You are not here
This morning I spotted Hilda sitting on a dandelion in the morning sun and reading a book.
"Good Morning, Hilda. What are you reading?" I asked her.
" Oh, it is a book about the loss of loved ones". I bursted into tears. She was sitting just on Omos favourite place, where I made his last portrait in the morning sun and where he died three weeks ago.
"You know, we miss Omo very much, too. Why don't you write your thoughts down in a poem. Than a part of your grief will fly away like a parachute of a dandelion."
"Good idea, I'll try, but...."
"Don't worry about the words or rhymes, they don't matter!"
So I was struggling all day long to find the words.
Now it is 3 4am (caused by emergency Birthday duties for Renfrebar) and the words are not ready at all.

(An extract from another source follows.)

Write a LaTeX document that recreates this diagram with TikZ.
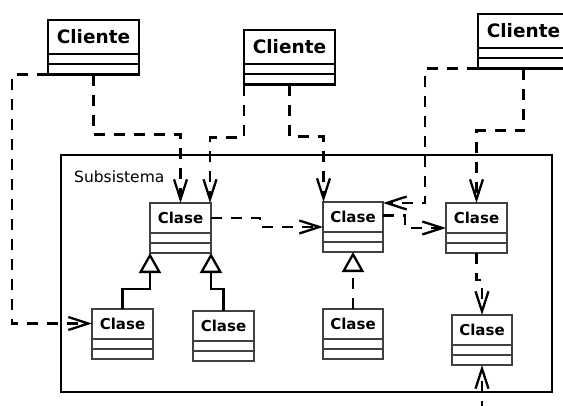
\documentclass[tikz,border=0pt]{standalone}
\usepackage{fontspec}
\setmainfont{DejaVu Sans}
\usetikzlibrary{arrows.meta}

\tikzset{
  clientebox/.style={draw=black, line width=2.3pt, inner sep=0pt, outer sep=0pt},
  clienterule/.style={draw=black, line width=2.3pt},
  clientetext/.style={font=\fontsize{18.5}{20}\selectfont\bfseries, inner sep=0pt},
  clasebox/.style={draw=black!75, line width=1.6pt, inner sep=0pt, outer sep=0pt},
  claserule/.style={draw=black!75, line width=1.6pt},
  clasetext/.style={font=\fontsize{15}{16}\selectfont\bfseries, inner sep=0pt},
  subsys/.style={draw=black, line width=2.3pt},
  dep/.style={line width=2.3pt, dash pattern=on 11pt off 9pt,
    -{Straight Barb[length=20pt,width=13pt]}},
  gen/.style={line width=2.3pt, -{Triangle[open,length=20pt,width=22pt]}},
  real/.style={gen, dash pattern=on 11pt off 9pt},
}

% UML class box: name, left x, top y, width, name compartment height,
% compartment height, style prefix, label
\newcommand\umlclass[8]{%
  \pgfmathsetmacro\umlh{#5+2*#6}%
  \node[#7box, anchor=north west, minimum width=#4pt, minimum height=\umlh pt] (#1) at (#2,#3) {};
  \draw[#7rule] ([yshift=-#5pt]#1.north west) -- ([yshift=-#5pt]#1.north east);
  \draw[#7rule] ([yshift={-(#5+#6)*1pt}]#1.north west) -- ([yshift={-(#5+#6)*1pt}]#1.north east);
  \node[#7text] at ([yshift={-#5*0.5pt}]#1.north) {#8};
}

\begin{document}
\begin{tikzpicture}[x=1pt,y=-1pt]
\useasboundingbox (0,0) rectangle (563,405);

% subsystem frame
\draw[subsys] (61,155) rectangle (552,392);
\node[anchor=base west, inner sep=0pt, font=\fontsize{15.5}{17}\selectfont] (lbl) at (74,182) {Subsistema};

% clients
\umlclass{c1}{48}{20}{91}{34}{10.25}{cliente}{Cliente}
\umlclass{c2}{244}{30}{91}{34}{10.25}{cliente}{Cliente}
\umlclass{c3}{478}{14}{91}{34}{10.25}{cliente}{Cliente}

% classes of the subsystem
\umlclass{k1}{150}{203}{61}{30}{10}{clase}{Clase}
\umlclass{k2}{323}{202}{60}{30}{10}{clase}{Clase}
\umlclass{k3}{446}{203}{61}{30}{10}{clase}{Clase}
\umlclass{k4}{92}{309}{61}{30}{10}{clase}{Clase}
\umlclass{k5}{193}{311}{61}{30}{10}{clase}{Clase}
\umlclass{k6}{323}{309}{60}{30}{10}{clase}{Clase}
\umlclass{k7}{452}{315}{60}{30}{10}{clase}{Clase}

\coordinate (below) at (482,412);

% dependencies
\draw[dep] (c1.south west) -- ++(-36,0) |- ([yshift=10.5pt]k4.west);
\draw[dep] (c1.south) -- ++(0,60) -| (k1.north);
\draw[dep] (c2.south west) -- ++(0,53) -| ([xshift=-1pt]k1.north east);
\draw[dep] (c2.south) -- ++(0,52) -| ([xshift=0.5pt]k2.north west);
\draw[dep] (c3.south west) -- ++(-53,0) |- ([yshift=-1pt]k2.north east);
\draw[dep] (c3.south) -- ++(0,62) -| (k3.north);
\draw[dep] ([yshift=10pt]k1.east) -- ++(49,0) |- (k2.west);
\draw[dep] ([yshift=11.5pt]k2.east) -- ++(22,0) |- (k3.west);
\draw[dep] (k3.south) -- ++(0,27) -| (k7.north);
\draw[dep] (below) -- (k7.south);

% generalisation and realisation
\draw[gen] (k4.north) -- ++(0,-20) -| (k1.south west);
\draw[gen] (k5.north) -- ++(0,-22) -| (k1.south east);
\draw[real] (k6.north) -- (k6.north |- k2.south);
\end{tikzpicture}
\end{document}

I write them nevertheless:
You are not here
Three weeks already, that you had to go
Oh my Sweetheart, I miss you so.
I feel you everywhere
- but you are not there.
In the night I awake, thinking you need help to stand up,
but you are not there, there is only a gap.
When I walk in the garden I say "Let's go!
But you are not there, I miss you so
Your place is empty, no one watches what I do,
you were my white shadow, that is very true.
When I hear a barking outside, I think you ask to get inside to me,
but it's Tico, the neighbour, it's not you, it is he.
When I'm shopping, I think by my side,
"Don't forget the spreadable sausage, but there are no more pills to hide."
When I put your things away, my heart broke more with every toy,
now the house looks so empty, there is no joy.
But I'm looking through old photos, what lovely memories.
You was such a cute little ice bear, when you arrived in our hearts.
Your first time at a beach, with your loved family,
digging holes in the sand, play in the waves and run free.
You drank salty water, you stupid dog got sick,
then you puked all night, but you learned the lesson quick.
When I'm upset or sad, I long for your furry ears.
You calmed me down again with your gentil "Okay, crawl my tummy!"
and your smiling cheers.
You helped me through dark times, we strolled through the fields.
We danced and we had fun, no need to walk at the heels.
You were used to my insanity, to my crazy ideas,
You made everything for me, without any fears.
You trusted me fully, never thought I would do you a harm,
but I called the vet and you died in my arm.
That feels like the most vile betrayal I did on you,
I'm so sorry my Sweetheart, I wish I could make it undo.
I thank, you for 13 incredible years,
I miss you, my darling, my eyes are full tears.
You are not here, but you live in my heart from now on.
My invisible shadow, it's so hard that you are gone.